Each city has a delegation now in Rio for the Paralympics, where they will continue to study Rio’s execution for lessons on their own programs. Rome ’24 is hosting a public meeting to discuss the legacy of the 1960 Rome Olympics, where the Paralympics first debuted.

To mark the year-out date, Paris ’24 will launch a “Tour de France” campaign to nationalize support for the Paris bid, starting Tuesday in Marseille. Bid leaders will further outline their campaign plans then.

From Rio, LA ’24 Chairman Casey Wasserman said the first year of bidding has reinforced his conviction that Los Angeles is the best place for the Games. “Over the next year, we look forward to promoting the ‘new L.A.’ around the world, continuing to listen and learn from the Olympic family and refining our plans to put California’s innovation and creativity at the service of the Olympic movement,” he said.

The Oct. 7 documents also could open up new political fronts in the race.
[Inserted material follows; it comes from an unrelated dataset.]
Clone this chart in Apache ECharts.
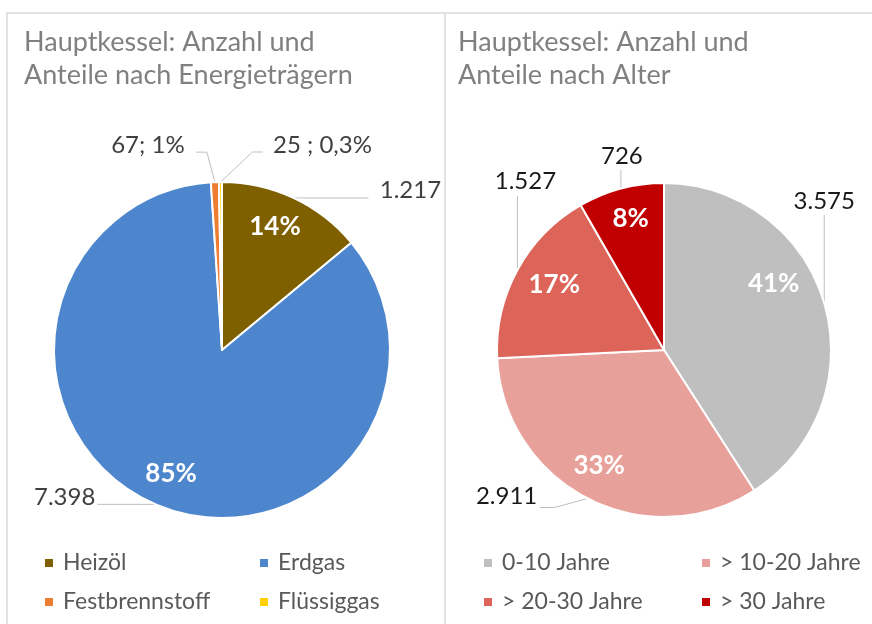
<!DOCTYPE html>
<html>
<head>
<meta charset="utf-8">
<script src="https://cdn.jsdelivr.net/npm/echarts@6/dist/echarts.min.js"></script>
<style>
html, body { margin: 0; padding: 0; background: #fff; }
#main { width: 872px; height: 624px; }
</style>
</head>
<body>
<div id="main"></div>
<script>
// Daten
var energyNames = ['Heizöl', 'Erdgas', 'Festbrennstoff', 'Flüssiggas'];
var energyValues = [1217, 7398, 67, 25];
var energyLabels = ['1.217', '7.398', '67; 1%', '25 ; 0,3%'];
var energyColors = ['#7F6000', '#4E86CE', '#ED7D31', '#FFD200'];

var ageNames = ['0-10 Jahre', '> 10-20 Jahre', '> 20-30 Jahre', '> 30 Jahre'];
var ageValues = [3575, 2911, 1527, 726];
var ageLabels = ['3.575', '2.911', '1.527', '726'];
var ageColors = ['#BFBFBF', '#E8A09A', '#DC6459', '#C00000'];

// Platzierung der Beschriftungen relativ zum Ankerpunkt auf dem Kreisbogen
var energyLabelPos = [
    { dx: 117, dy: -8, line: [[75, 0]] },
    { dx: -91, dy: -7, line: [[-58, 0]] },
    { dx: -67, dy: -37, line: [[-8, -30], [-19, -30]] },
    { dx: 102, dy: -37, line: [[32, -30], [42, -30]] }
];
var ageLabelPos = [
    { dx: 0, dy: -102, line: [[0, -88]] },
    { dx: -81, dy: -2, line: [[-33, 9], [-48, 9]] },
    { dx: 8, dy: -89, line: [[0, -74]] },
    { dx: 1, dy: -32, line: [[0, -19]] }
];
// Verschiebung der Prozentwerte im Kreis
var energyInnerShift = [[-4, -2], [2, 0], [0, 0], [0, 0]];
var ageInnerShift = [[-18, -29], [-4, -3], [7, -2], [1, -3]];

var FONT = 'Lato';

function buildData(names, values, colors) {
    return names.map(function (n, i) {
        return { name: n, value: values[i], itemStyle: { color: colors[i] } };
    });
}

function layoutFn(pos) {
    return function (params) {
        var p = pos[params.dataIndex];
        var a = params.labelLinePoints ? params.labelLinePoints[0] : [params.rect.x, params.rect.y];
        var pts = [[a[0], a[1]]];
        p.line.forEach(function (q) { pts.push([a[0] + q[0], a[1] + q[1]]); });
        return {
            x: a[0] + p.dx,
            y: a[1] + p.dy,
            align: 'center',
            verticalAlign: 'middle',
            labelLinePoints: pts
        };
    };
}

function outerSeries(center, r, names, values, colors, labels, pos, textColor) {
    return {
        type: 'pie',
        center: center,
        radius: r,
        startAngle: 90,
        clockwise: true,
        avoidLabelOverlap: false,
        data: buildData(names, values, colors),
        itemStyle: { borderColor: '#fff', borderWidth: 2 },
        label: {
            show: true,
            position: 'outside',
            formatter: function (p) { return labels[p.dataIndex]; },
            fontFamily: FONT,
            fontSize: 24,
            color: textColor
        },
        labelLine: { show: true, length: 10, length2: 10, lineStyle: { color: '#BFBFBF', width: 1 } },
        labelLayout: layoutFn(pos),
        emphasis: { disabled: true }
    };
}

function innerSeries(center, r0, r, names, values, shift) {
    return {
        type: 'pie',
        center: center,
        radius: [r0, r],
        startAngle: 90,
        silent: true,
        data: names.map(function (n, i) { return { name: n, value: values[i] }; }),
        itemStyle: { color: 'transparent', borderWidth: 0 },
        label: {
            show: true,
            position: 'inside',
            formatter: function (p) { return p.percent >= 5 ? Math.round(p.percent) + '%' : ''; },
            fontFamily: FONT,
            fontSize: 26,
            fontWeight: 'bold',
            color: '#fff'
        },
        labelLine: { show: false },
        labelLayout: function (params) {
            var s = shift[params.dataIndex];
            return { dx: s[0], dy: s[1] };
        },
        tooltip: { show: false },
        emphasis: { disabled: true }
    };
}

function legend(left, top, items) {
    return {
        orient: 'vertical',
        left: left,
        top: top,
        padding: 0,
        data: items,
        icon: 'rect',
        itemWidth: 10,
        itemHeight: 10,
        itemGap: 13,
        selectedMode: false,
        textStyle: { fontFamily: FONT, fontSize: 23, color: '#595959', lineHeight: 26, padding: [0, 0, 0, 4] }
    };
}

var myChart = echarts.init(document.getElementById('main'));

var option = {
    backgroundColor: '#fff',
    animation: false,
    title: [{
        text: 'Hauptkessel: Anzahl und\nAnteile nach Energieträgern',
        left: 19,
        top: 21,
        textStyle: { fontFamily: FONT, fontSize: 27, fontWeight: 'normal', color: '#808080', lineHeight: 33 }
    }, {
        text: 'Hauptkessel: Anzahl und\nAnteile nach Alter',
        left: 453,
        top: 21,
        textStyle: { fontFamily: FONT, fontSize: 27, fontWeight: 'normal', color: '#808080', lineHeight: 33 }
    }],
    legend: [
        legend(43, 550, [energyNames[0], energyNames[2]]),
        legend(258, 550, [energyNames[1], energyNames[3]]),
        legend(482, 550, [ageNames[0], ageNames[2]]),
        legend(700, 550, [ageNames[1], ageNames[3]])
    ],
    graphic: [
        { type: 'polyline', shape: { points: [[7, 624], [7, 13], [444, 13]] }, style: { stroke: '#D9D9D9', lineWidth: 1.5, fill: null } },
        { type: 'polyline', shape: { points: [[445, 624], [445, 13], [872, 13]] }, style: { stroke: '#D9D9D9', lineWidth: 1.5, fill: null } }
    ],
    series: [
        outerSeries([222, 350], 168, energyNames, energyValues, energyColors, energyLabels, energyLabelPos, '#404040'),
        innerSeries([222, 350], 94, 168, energyNames, energyValues, energyInnerShift),
        outerSeries([664, 350], 167, ageNames, ageValues, ageColors, ageLabels, ageLabelPos, '#1a1a1a'),
        innerSeries([664, 350], 93, 167, ageNames, ageValues, ageInnerShift)
    ]
};

myChart.setOption(option);
</script>
</body>
</html>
Cities must disclose the legal arrangements, venue funding and governance structure they have in place for the Games if selected, aspects of a bid most likely to trigger local regulatory or political problems. None of the cities currently face a public referendum. Los Angeles has recently touted a poll from 2015 showing 88 percent support for the Games but has not released any further research since then.